Le point d'orgue du film réside dans le match de football Union Soviétique-Yougoslavie que cette dernière a remporté de 3 à 1, ce qui était considéré comme une victoire de Tito sur Staline.

A ces anciens amis, à ceux que jusque là il présentait fièrement dans le monde entier comme ses meilleurs émules, Staline n'offre que la possibilité de se soumettre. Pourtant Tito et les siens faisaient, au début, des efforts pour démontrer qu'ils étaient restés dans la ligne, et qu'ils étaient injustement condamnés. Une des raisons de cette excommunication était leur ardeur, le succès même de leur libération nationale. Cette libération nationale, cette Résistance yougoslave fut une véritable guerre prolétarienne et paysanne dont il n'y a pas d'exemple dans l'Europe du XXeme siècle. Ceci, Staline ne pouvait pas le tolérer. Et tout d'abord, la candide envie des Yougoslaves d'avoir avec l'URSS des rapports d'égalités.

De cette scission découle la période de l’Imforbiro en Yougoslavie qui s’étend de 1948 à 1955. Informbiro (“Bureau d’Information”) est l’équivalent yougoslave du Cominform (“Bureau Communiste d’Information”). Le Cominform fut une tentative infructueuse de la part de Staline de faire respecter son autorité en Yougoslavie mais également dans les autres pays communistes. Le Cominform fut créé en Septembre 1947 en Pologne lors d’une conférence entre les dirigeants des différents partis communistes d’obédience soviétique.

Le Cominform fait référence au Bureau d’Information des Communistes et des Partis de Travailleurs. Ce fut le premier centre officiel du parti communiste après la dissolution du Comintern. Le but du Cominform était de coordonner les actions des différents partis communistes sous la direction de Moscou et c’est ce qu’il fit jusqu'à sa dissolution en 1956 à la suite d’une politique de déstalinisation.

Le QG du Cominform était initialement basé à Belgrade qui était alors la capitale de la République Fédérale de Yougoslavie. La résolution du Cominform datant du 28 Juin 1948 accusait le Parti Communiste Yougoslave (KPJ) de faire preuve d’anti-soviétisme en ayant adopté une attitude critique vis-à-vis du régime. Suite à ces accusations de Moscou, le KPJ fut exclu du Cominform. Lors de cette exclusion, le QG fut déplacé en Roumanie, à Bucarest.
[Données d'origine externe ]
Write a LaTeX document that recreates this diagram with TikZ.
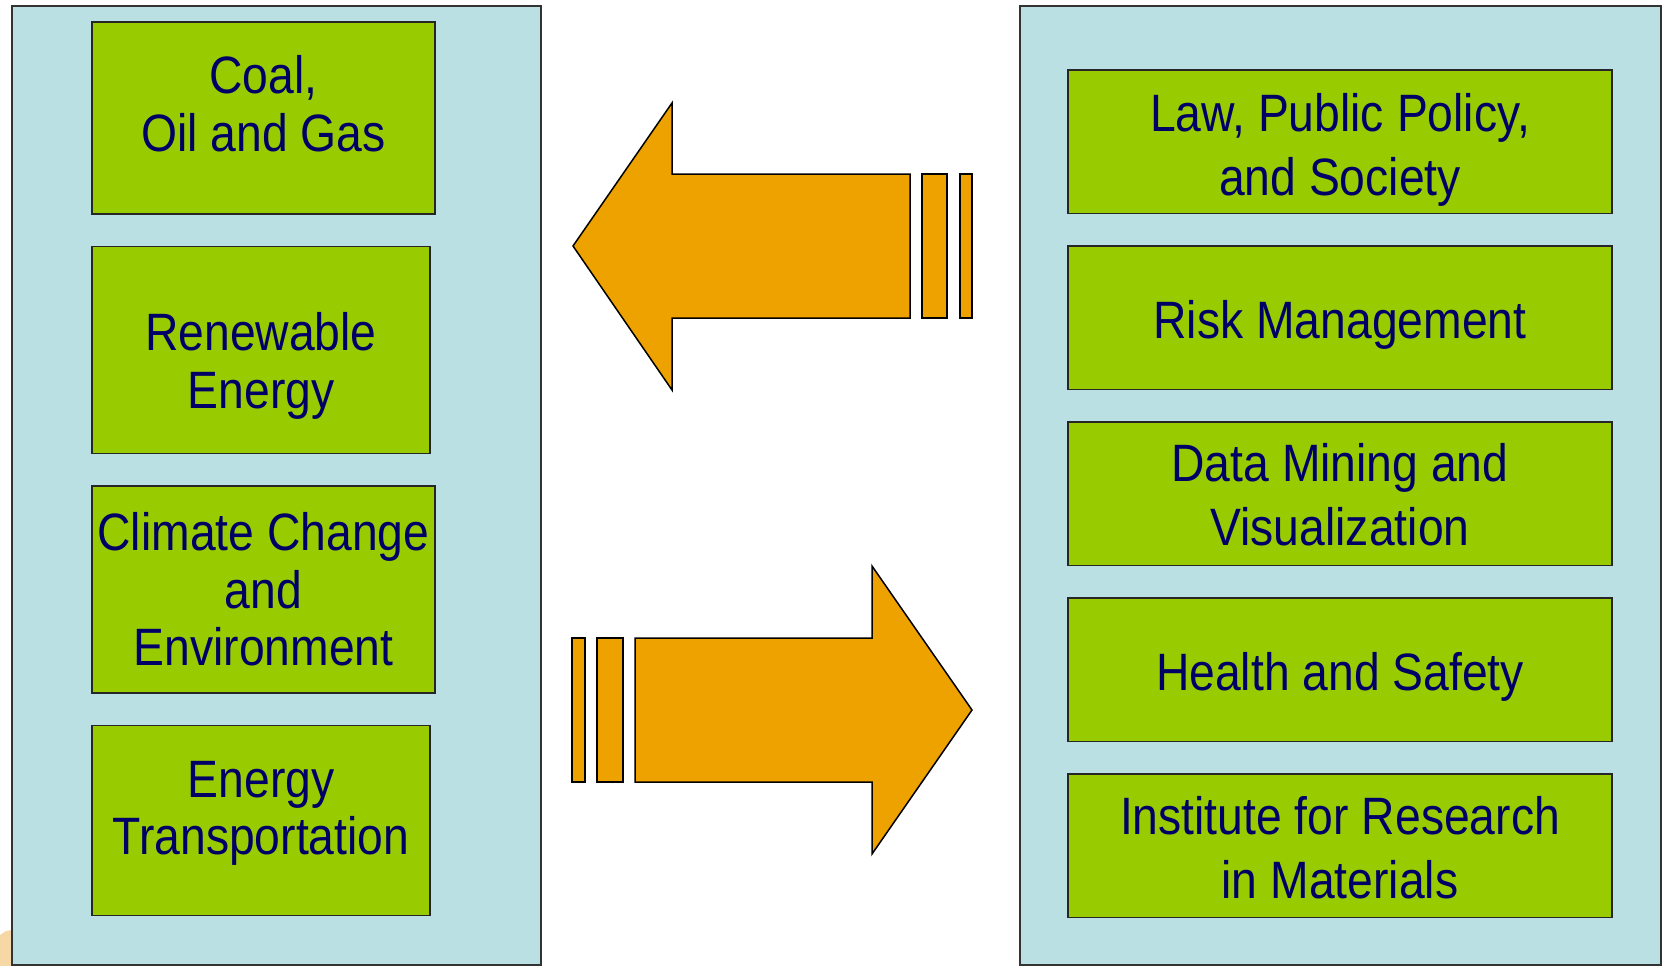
\documentclass[tikz,border=0pt]{standalone}
\usepackage{fontspec}
\setmainfont{Liberation Sans}[FakeStretch=0.88]
\usepackage{tikz}
\usetikzlibrary{positioning}
\definecolor{panelblue}{HTML}{BBE0E3}
\definecolor{fieldgreen}{HTML}{99CC00}
\definecolor{arroworange}{HTML}{EEA200}
\definecolor{textnavy}{HTML}{000066}
\definecolor{slidetan}{HTML}{F6D7A6}
\tikzstyle{panel} = [rectangle, anchor=north west, inner sep=0pt, outer sep=0pt, draw=black!80, line width=1.5pt, fill=panelblue]
\tikzstyle{field} = [rectangle, inner sep=0pt, outer sep=0pt, text=textnavy, draw=black!85, line width=1.5pt, fill=fieldgreen, font=\fontsize{52.6}{57.5}\selectfont]
\tikzstyle{rightfield} = [field, minimum width=544pt, minimum height=143.5pt, font=\fontsize{52.6}{64}\selectfont]
\tikzstyle{blockarrow} = [draw=black, line width=1.5pt, fill=arroworange, line join=miter]
% lines of a field, lifted by #1
\newcommand{\fieldtext}[2]{\raisebox{#1}[\height][\depth]{\begin{tabular}{@{}c@{}}#2\end{tabular}}}

\begin{document}
\begin{tikzpicture}[x=1pt, y=-1pt, node distance=32.5pt]
			\useasboundingbox (0,0) rectangle (1666,966);
			\fill [slidetan] (0,935) -- (6,931) -- (12,930) -- (12,966) -- (0,966) -- cycle;
			\node (energy) [panel, minimum width=529pt, minimum height=959pt] at (12,6) {};
			\node (expertise) [panel, minimum width=641pt, minimum height=959pt] at (1020,6) {};
			%-----------------------------------------------
			\node (coal) [field, anchor=north west, minimum width=343pt, minimum height=192pt] at (92,22) {\fieldtext{7pt}{Coal,\\Oil and Gas}};
			\node (renewable) [field, below=of coal.south west, anchor=north west, minimum width=338pt, minimum height=207pt] {\fieldtext{-18pt}{Renewable\\Energy}};
			\node (climate) [field, below=of renewable.south west, anchor=north west, minimum width=343pt, minimum height=207pt] {\fieldtext{-7pt}{Climate Change\\and\\Environment}};
			\node (transport) [field, below=of climate.south west, anchor=north west, minimum width=338pt, minimum height=190pt] {\fieldtext{6pt}{Energy\\Transportation}};
			%-----------------------------------------------
			\node (law) [rightfield, anchor=north west] at (1068,70) {\fieldtext{-9pt}{Law, Public Policy,\\and Society}};
			\node (risk) [rightfield, below=of law] {\fieldtext{-8pt}{Risk Management}};
			\node (mining) [rightfield, below=of risk] {\fieldtext{-7pt}{Data Mining and\\Visualization}};
			\node (health) [rightfield, below=of mining] {\fieldtext{-8pt}{Health and Safety}};
			\node (materials) [rightfield, below=of health] {\fieldtext{-7.5pt}{Institute for Research\\in Materials}};
			%-----------------------------------------------
			\draw [blockarrow] (573,246) -- (672,103) -- (672,174) -- (910,174) -- (910,318) -- (672,318) -- (672,390) -- cycle;
			\draw [blockarrow] (922,174) rectangle (947,318);
			\draw [blockarrow] (960,174) rectangle (972,318);
			%-----------------------------------------------
			\draw [blockarrow] (972,710) -- (872,566) -- (872,638) -- (635,638) -- (635,782) -- (872,782) -- (872,854) -- cycle;
			\draw [blockarrow] (572,638) rectangle (585,782);
			\draw [blockarrow] (597,638) rectangle (623,782);
			\end{tikzpicture}
\end{document}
Ceci eut pour résultat la constitution de l’Informbiro.

La Yougoslavie, qui est alors hors du contrôle soviétique, crée sa propre branche communiste sous la direction de Tito. Les partisans de Tito, refusant de se soumettre à l’autorité de Staline, sont considérés comme des traîtres et furent massivement pourchassés à travers l’Europe de l’Est.
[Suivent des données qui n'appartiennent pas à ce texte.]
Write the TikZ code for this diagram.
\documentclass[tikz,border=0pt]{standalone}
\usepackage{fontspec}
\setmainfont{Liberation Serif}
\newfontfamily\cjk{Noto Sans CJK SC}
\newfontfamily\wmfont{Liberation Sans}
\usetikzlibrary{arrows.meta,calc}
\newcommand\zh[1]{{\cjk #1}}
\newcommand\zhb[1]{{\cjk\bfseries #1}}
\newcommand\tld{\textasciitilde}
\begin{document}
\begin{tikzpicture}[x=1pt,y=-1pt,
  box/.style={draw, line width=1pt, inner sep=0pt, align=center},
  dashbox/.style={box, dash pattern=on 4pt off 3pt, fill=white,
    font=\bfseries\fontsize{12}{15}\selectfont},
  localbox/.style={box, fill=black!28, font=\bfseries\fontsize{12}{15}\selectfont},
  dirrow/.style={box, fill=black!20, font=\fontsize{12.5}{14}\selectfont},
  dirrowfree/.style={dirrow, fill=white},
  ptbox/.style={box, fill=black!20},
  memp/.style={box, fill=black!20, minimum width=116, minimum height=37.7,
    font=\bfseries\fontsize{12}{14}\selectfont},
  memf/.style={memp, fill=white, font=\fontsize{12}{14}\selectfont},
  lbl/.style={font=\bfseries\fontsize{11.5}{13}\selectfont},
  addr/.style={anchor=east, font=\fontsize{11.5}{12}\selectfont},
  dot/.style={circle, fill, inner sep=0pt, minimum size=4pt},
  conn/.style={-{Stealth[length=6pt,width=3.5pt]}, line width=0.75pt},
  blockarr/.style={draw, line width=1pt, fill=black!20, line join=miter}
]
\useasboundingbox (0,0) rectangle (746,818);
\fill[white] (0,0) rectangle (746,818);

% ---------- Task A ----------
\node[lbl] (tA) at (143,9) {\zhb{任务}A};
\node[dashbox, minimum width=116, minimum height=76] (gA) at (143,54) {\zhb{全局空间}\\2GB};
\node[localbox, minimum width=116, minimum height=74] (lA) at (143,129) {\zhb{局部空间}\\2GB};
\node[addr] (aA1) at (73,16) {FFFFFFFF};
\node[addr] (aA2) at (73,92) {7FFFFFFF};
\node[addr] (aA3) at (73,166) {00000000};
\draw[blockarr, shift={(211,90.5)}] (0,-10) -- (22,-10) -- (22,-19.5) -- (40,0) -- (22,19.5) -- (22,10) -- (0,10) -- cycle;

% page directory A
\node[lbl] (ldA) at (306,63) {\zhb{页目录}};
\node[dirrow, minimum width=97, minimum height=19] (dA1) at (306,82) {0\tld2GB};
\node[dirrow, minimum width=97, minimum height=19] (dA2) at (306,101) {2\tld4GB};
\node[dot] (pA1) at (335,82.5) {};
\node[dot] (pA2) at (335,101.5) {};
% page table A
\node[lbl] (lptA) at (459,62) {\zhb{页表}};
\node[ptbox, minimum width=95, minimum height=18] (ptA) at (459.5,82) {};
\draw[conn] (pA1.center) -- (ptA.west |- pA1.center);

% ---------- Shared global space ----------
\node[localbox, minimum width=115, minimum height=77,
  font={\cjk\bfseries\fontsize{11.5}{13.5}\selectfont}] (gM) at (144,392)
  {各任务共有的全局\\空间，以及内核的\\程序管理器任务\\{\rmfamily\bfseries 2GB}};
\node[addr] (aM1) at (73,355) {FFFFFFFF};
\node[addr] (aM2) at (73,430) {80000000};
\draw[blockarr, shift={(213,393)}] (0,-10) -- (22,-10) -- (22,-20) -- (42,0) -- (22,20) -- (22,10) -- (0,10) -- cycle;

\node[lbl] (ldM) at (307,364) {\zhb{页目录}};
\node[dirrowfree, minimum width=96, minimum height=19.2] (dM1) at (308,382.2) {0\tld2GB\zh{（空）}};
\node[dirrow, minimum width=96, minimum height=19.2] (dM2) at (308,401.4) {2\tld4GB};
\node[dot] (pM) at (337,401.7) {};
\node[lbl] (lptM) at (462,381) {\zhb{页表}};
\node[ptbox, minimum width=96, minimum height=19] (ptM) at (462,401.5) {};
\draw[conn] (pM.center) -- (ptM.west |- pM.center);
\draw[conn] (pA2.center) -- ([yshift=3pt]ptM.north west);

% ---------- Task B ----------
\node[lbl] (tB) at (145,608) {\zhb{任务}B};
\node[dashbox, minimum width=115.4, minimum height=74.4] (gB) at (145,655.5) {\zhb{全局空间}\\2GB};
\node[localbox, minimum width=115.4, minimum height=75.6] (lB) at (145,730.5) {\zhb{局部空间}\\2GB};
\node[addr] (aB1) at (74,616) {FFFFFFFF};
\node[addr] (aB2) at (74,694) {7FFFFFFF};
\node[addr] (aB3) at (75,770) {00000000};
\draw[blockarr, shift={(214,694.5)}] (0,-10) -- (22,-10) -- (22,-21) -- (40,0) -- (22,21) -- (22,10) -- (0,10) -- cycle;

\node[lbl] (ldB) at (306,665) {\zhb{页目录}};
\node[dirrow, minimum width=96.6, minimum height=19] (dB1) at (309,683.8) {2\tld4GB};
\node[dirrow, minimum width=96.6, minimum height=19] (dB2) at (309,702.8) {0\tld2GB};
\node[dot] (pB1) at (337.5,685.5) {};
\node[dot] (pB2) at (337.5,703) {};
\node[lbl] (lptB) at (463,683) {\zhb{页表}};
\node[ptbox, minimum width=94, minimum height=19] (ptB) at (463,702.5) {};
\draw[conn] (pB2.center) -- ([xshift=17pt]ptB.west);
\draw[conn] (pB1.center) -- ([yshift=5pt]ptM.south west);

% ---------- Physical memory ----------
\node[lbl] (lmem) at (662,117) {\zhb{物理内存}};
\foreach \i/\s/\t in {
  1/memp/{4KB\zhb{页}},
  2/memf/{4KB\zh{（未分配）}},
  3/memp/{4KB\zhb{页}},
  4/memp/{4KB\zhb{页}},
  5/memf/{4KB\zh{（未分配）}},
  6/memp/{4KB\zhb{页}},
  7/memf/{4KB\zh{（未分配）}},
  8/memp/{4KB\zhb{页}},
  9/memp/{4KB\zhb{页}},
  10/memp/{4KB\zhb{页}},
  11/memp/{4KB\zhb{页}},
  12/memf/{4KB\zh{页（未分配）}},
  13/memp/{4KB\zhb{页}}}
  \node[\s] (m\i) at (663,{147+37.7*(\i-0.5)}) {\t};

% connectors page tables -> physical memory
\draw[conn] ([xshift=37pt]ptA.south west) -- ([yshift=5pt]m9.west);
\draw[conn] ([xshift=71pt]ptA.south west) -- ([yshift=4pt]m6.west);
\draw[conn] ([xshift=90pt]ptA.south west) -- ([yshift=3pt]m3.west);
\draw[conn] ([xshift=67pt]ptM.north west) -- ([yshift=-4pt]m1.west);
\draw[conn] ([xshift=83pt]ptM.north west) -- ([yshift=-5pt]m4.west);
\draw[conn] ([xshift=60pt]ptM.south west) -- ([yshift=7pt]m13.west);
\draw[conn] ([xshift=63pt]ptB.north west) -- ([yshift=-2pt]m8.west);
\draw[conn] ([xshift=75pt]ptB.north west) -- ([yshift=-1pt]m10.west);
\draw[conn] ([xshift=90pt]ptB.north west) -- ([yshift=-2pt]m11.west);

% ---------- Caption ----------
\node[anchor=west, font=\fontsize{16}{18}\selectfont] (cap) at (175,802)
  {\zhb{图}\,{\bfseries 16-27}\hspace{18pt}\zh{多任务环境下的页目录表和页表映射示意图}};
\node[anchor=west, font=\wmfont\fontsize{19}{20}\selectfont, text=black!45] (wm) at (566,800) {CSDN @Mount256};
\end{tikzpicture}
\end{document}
Tito, le révolutionnaire, était connu pour avoir témoigné son soutien à la guerre civile en Grèce alors que Staline et Churchill s’étaient tenus à l’écart du conflit. Le fait que Tito ait envoyé des troupes yougoslaves en Albanie pour les protéger d’une propagation de la guerre civile grecque sans l’approbation de Moscou fut très mal perçu par Staline.
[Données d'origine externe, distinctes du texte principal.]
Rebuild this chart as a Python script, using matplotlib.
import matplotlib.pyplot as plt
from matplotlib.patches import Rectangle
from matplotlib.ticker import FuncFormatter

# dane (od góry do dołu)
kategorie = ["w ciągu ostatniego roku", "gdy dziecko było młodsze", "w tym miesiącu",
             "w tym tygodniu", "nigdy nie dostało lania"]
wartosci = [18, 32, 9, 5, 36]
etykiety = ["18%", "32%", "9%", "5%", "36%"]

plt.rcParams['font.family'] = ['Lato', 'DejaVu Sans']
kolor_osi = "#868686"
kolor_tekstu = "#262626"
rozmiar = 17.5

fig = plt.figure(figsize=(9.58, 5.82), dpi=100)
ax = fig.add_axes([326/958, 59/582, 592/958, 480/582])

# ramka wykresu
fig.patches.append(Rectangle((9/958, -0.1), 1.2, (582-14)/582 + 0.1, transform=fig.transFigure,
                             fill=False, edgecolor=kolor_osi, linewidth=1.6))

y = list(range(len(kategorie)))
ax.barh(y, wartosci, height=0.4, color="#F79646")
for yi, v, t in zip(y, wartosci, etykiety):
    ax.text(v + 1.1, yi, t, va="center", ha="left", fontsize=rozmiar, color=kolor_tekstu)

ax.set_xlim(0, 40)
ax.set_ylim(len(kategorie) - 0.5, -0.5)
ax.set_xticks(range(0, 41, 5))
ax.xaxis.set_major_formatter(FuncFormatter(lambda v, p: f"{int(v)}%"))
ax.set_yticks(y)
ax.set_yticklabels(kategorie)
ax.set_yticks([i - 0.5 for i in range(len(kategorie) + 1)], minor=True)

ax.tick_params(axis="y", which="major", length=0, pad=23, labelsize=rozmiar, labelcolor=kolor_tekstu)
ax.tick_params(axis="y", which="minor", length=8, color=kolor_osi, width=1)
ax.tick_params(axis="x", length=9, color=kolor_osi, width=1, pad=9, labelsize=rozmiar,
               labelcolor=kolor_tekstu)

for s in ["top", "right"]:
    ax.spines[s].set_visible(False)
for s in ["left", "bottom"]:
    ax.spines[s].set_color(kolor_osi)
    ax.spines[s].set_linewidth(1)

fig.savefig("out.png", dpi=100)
Alors que Tito s’acharnait à purger son pays de ceux qu’ils appelaient les Cominformistes, Staline s’attelait à reconstruire la force militaire de la Hongrie en cas d’éventuel conflit avec la Yougoslavie.

Au même moment, de la Hongrie, de la Bulgarie, de la Roumanie, de l'Albanie, les agents soviétiques s'infiltrèrent en Yougoslavie. Ces quatre pays, obéissant aux ordres de Staline, résilièrent tous leurs contrats avec la Yougoslavie, même ceux des P.T.T... Tout commerce cessait. La Yougoslavie allait être asphyxiée...

A cette période d’embargo s’ajoutèrent des désaccords au sein même de la Ligue Communiste de Yougoslavie. 12.000 sur 400.000 membres du PC yougoslave se déclarèrent prosoviétiques. Le système défensif yougoslave, calqué sur celui de l'URSS, mais resté indépendant par rapport à celui-ci, n'eut pas le temps ou la volonté de convaincre, de persuader par la non-violence, les prosoviétiques.

L’hystérie anti-soviétique pris des proportions telles que certaines personnes pouvaient être taxés de traître rien qu’en écoutant Radio Moscou ou en lisant de la littérature russe. La plupart des personnes interpellées faisaient l’objet d’une incarcération sans procès préalable (comme Mesa dans « Papa est en voyages d’affaires ») et étaient déportées vers des camps de travail, notamment sur l’île de Goli Otok (« L’île Nue »).

Cette île est située au nord des côtes adriatiques entre la côte nord-est de Rab et la République de Croatie.  Elle est inhabitée et possède très peu de végétation. Durant la première guerre mondiale, les austro-hongrois envoyaient leurs prisonniers de guerre russe sur Goli Otok. En 1949, l’île est officiellement transformée en une prison de haute sécurité dirigée par les autorités de la Yougoslavie socialiste. Les prisonniers politiques ainsi que les Stalinistes et les sympathisants au régime soviétique y étaient incarcérés jusqu’en 1956 et cela pendant toute la période de l’Informbiro.

En 1956, après la mort de Staline et l’abolition de ses lois par Khrouchtchev, le dialogue fut réinstauré entre l’Union Soviétique et la Yougoslavie, cette dernière étant à même de réintégrer l’union des pays socialistes. Malgré cette entente la Yougoslavie sut garder cette indépendance qui la caractérisait dans sa manière de voir la politique mondiale en empruntant autant à l’Est qu’à l’Ouest.